移民を社会的・経済的問題の「スケープゴート(身代わり)」とする動きは、ヨーロッパ全体で顕著であり、オランダも例外ではない。極右政党PVV(自由党)やFvD(民主フォーラム)は、「オランダ人のアイデンティティが脅かされている」と訴え、一定の支持を集めている。
日本の移民問題との違い
日本においても、少子高齢化の進行により外国人労働者の受け入れは避けられない課題となっている。しかし、制度的にも文化的にも「移民」という言葉を忌避し、「技能実習」や「特定技能」といった枠組みで実質的な労働移民を導入しているのが現状である。

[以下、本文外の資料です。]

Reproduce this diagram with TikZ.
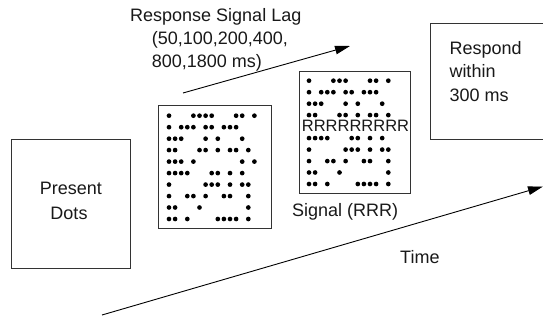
\documentclass[tikz,border=0pt]{standalone}
\usepackage{fontspec}
\setmainfont{Liberation Sans}
\usetikzlibrary{arrows.meta}
\newcommand{\mydotrow}[3]{\foreach \c in {#3} {\fill ({#1+\c*6.1},#2) circle[radius=2.35pt];}}
\begin{document}
\begin{tikzpicture}[x=1pt,y=-1pt,
  box/.style={draw=black!80, line width=1pt, inner sep=0pt},
  lbl/.style={font=\fontsize{18}{22}\selectfont, inner sep=0pt, anchor=base west, text=black!90},
  arr/.style={line width=0.9pt, -{Triangle[length=15pt,width=8.5pt]}}]
\useasboundingbox[fill=white] (0,0) rectangle (543,320);

% boxes
\node[box, minimum width=118.5pt, minimum height=128pt] (present) at (70.75,204) {};
\node[box, minimum width=113pt, minimum height=123pt] (dots) at (214.5,167.5) {};
\node[box, minimum width=111pt, minimum height=122pt] (signal) at (354.5,133) {};
\draw[black!80, line width=1pt] (543,23.5) -- (430,23.5) -- (430,140) -- (543,140);

% labels
\node[lbl, anchor=base] (p1) at (70.8,195) {Present};
\node[lbl, anchor=base] (p2) at (69,220) {Dots};
\node[lbl] (r1) at (449.3,55) {Respond};
\node[lbl] (r2) at (449.3,78) {within};
\node[lbl] (r3) at (449.3,102) {300 ms};
\node[lbl] (l1) at (130,22) {Response Signal Lag};
\node[lbl] (l2) at (151.7,45) {(50,100,200,400,};
\node[lbl] (l3) at (151.7,67.5) {800,1800 ms)};
\node[lbl] (sig) at (292,216.7) {Signal (RRR)};
\node[lbl] (time) at (400,263) {Time};

% arrows
\coordinate (a0) at (183,93);
\coordinate (a1) at (350,46);
\draw[arr] (a0) -- (a1);
\coordinate (t0) at (102,315);
\coordinate (t1) at (543,186.5);
\draw[arr] (t0) -- (t1);

% dots box 1
\mydotrow{169}{115.7}{0,4,5,6,7,11,12,14}
\mydotrow{169}{127.2}{0,2,3,4,6,7,9,10,11}
\mydotrow{169}{138.7}{0,1,2,6,8,12}
\mydotrow{169}{150.1}{0,1,5,6,8,10,11,13}
\mydotrow{169}{161.6}{0,1,2,4,12,14}
\mydotrow{169}{173.1}{0,1,2,3,7,8,10,12}
\mydotrow{169}{184.6}{0,6,7,8,10,12,13}
\mydotrow{169}{196.1}{0,3,4,6,9,10,13}
\mydotrow{169}{207.5}{0,1,5,13}
\mydotrow{169}{219.0}{0,1,3,8,9,10,11,13}

% dots box 2
\mydotrow{309}{80.7}{0,4,5,6,10,11,13}
\mydotrow{309}{92.2}{0,2,3,4,6,7,9,10,11}
\mydotrow{309}{103.7}{0,1,2,6,8,12}
\mydotrow{309}{115.1}{0,1,5,6,8,10,11,13}
\node[inner sep=0pt, anchor=base, font=\fontsize{16.5}{20}\selectfont, text=black!90] (rrr) at (355.5,131.5) {RRRRRRRRR};
\mydotrow{309}{138.1}{0,1,2,3,7,8,10,12}
\mydotrow{309}{149.6}{0,6,7,8,10,12,13}
\mydotrow{309}{161.1}{0,3,4,6,9,10,13}
\mydotrow{309}{172.5}{0,1,5,13}
\mydotrow{309}{184.0}{0,1,3,8,9,10,11,13}
\end{tikzpicture}
\end{document}
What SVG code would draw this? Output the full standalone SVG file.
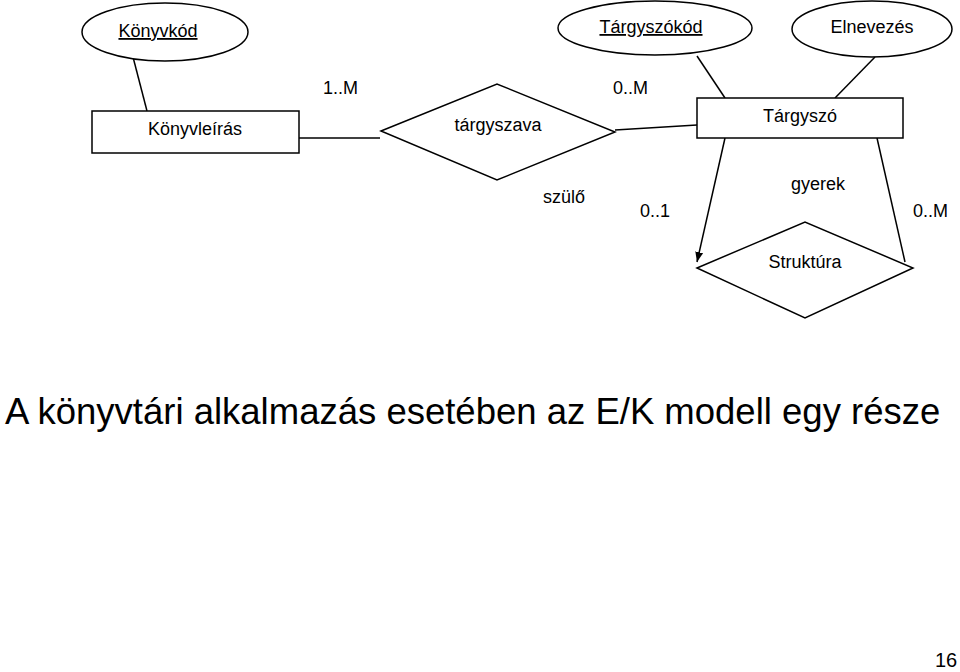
<svg xmlns="http://www.w3.org/2000/svg" width="960" height="672" viewBox="0 0 960 672">
<style>
.s{fill:#fff;stroke:#000;stroke-width:1.5}
.c{fill:none;stroke:#000;stroke-width:1.5}
text{font-family:"Liberation Sans",Arial,sans-serif;fill:#000}
.t{font-size:18px;text-anchor:middle}
.l{font-size:18px}
</style>
<defs>
<marker id="ah" viewBox="0 0 10 10" refX="10" refY="5" markerWidth="10" markerHeight="10" markerUnits="userSpaceOnUse" orient="auto">
<path d="M0,1 L10,5 L0,9 z" fill="#000"/>
</marker>
</defs>
<rect width="960" height="672" fill="#fff"/>
<g id="connectors">
<line class="c" x1="133" y1="57" x2="147" y2="111"/>
<line class="c" x1="299" y1="138" x2="380" y2="138"/>
<line class="c" x1="615" y1="130" x2="697" y2="125"/>
<line class="c" x1="697" y1="56" x2="725" y2="98"/>
<line class="c" x1="875" y1="57" x2="835" y2="98"/>
<line class="c" x1="725" y1="138" x2="697" y2="262" marker-end="url(#ah)"/>
<line class="c" x1="877" y1="138" x2="905" y2="262"/>
</g>
<g id="konyvkod">
<ellipse class="s" cx="165" cy="32" rx="83" ry="29"/>
<text class="t" x="158" y="37" text-decoration="underline">Könyvkód</text>
</g>
<g id="konyvleiras">
<rect class="s" x="92" y="111" width="207" height="42"/>
<text class="t" x="195" y="135">Könyvleírás</text>
</g>
<g id="targyszava">
<polygon class="s" points="381,131 497,84 615,132 497,180"/>
<text class="t" x="498" y="131">tárgyszava</text>
</g>
<g id="targyszokod">
<ellipse class="s" cx="655" cy="28" rx="97" ry="27"/>
<text class="t" x="651" y="33" text-decoration="underline">Tárgyszókód</text>
</g>
<g id="elnevezes">
<ellipse class="s" cx="872" cy="29" rx="80" ry="28"/>
<text class="t" x="872" y="33">Elnevezés</text>
</g>
<g id="targyszo">
<rect class="s" x="697" y="98" width="206" height="40"/>
<text class="t" x="800" y="122">Tárgyszó</text>
</g>
<g id="struktura">
<polygon class="s" points="697,268 805,222 913,268 805,318"/>
<text class="t" x="805" y="268">Struktúra</text>
</g>
<g id="labels">
<text class="l" x="323" y="94">1..M</text>
<text class="l" x="613" y="94">0..M</text>
<text class="l" x="543" y="203">szülő</text>
<text class="l" x="640" y="217">0..1</text>
<text class="t" x="818" y="190">gyerek</text>
<text class="l" x="913" y="217">0..M</text>
</g>
<text x="5" y="424" font-size="36.5">A könyvtári alkalmazás esetében az E/K modell egy része</text>
<text x="935" y="667" font-size="20">16</text>
</svg>
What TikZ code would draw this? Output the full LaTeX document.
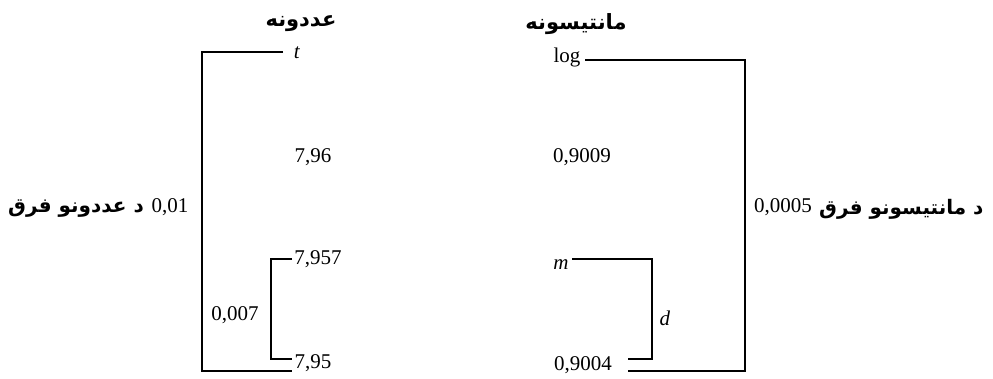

オランダのように外国人労働者が地域社会に溶け込み、政治的論争の中心に据えられることはまだ少ないが、日本社会の「静かな排除」もまた問題化している。たとえば外国人が賃貸契約を断られる、地域コミュニティから孤立する、といった差別は顕在化しにくい形で存在している。
オランダでは、排外主義が「声高な政治運動」として現れ、日本ではそれが「制度の隙間」に埋もれる。この違いは社会構造や政治文化の差でありつつ、根底にあるのは同じ——「変化への恐怖」とも指摘してされている。
アムステルダムのデモは、暴力的な側面だけでなく、現代ヨーロッパが抱える民主主義の緊張を象徴している。移民問題は単なる「経済」や「治安」の話ではなく、「誰を社会の一員と認めるか」という根源的な問いとなっており、異なる文化、宗教、価値観を持つ人々をどう受け入れるのか。そこに社会の成熟度が問われている側面もある。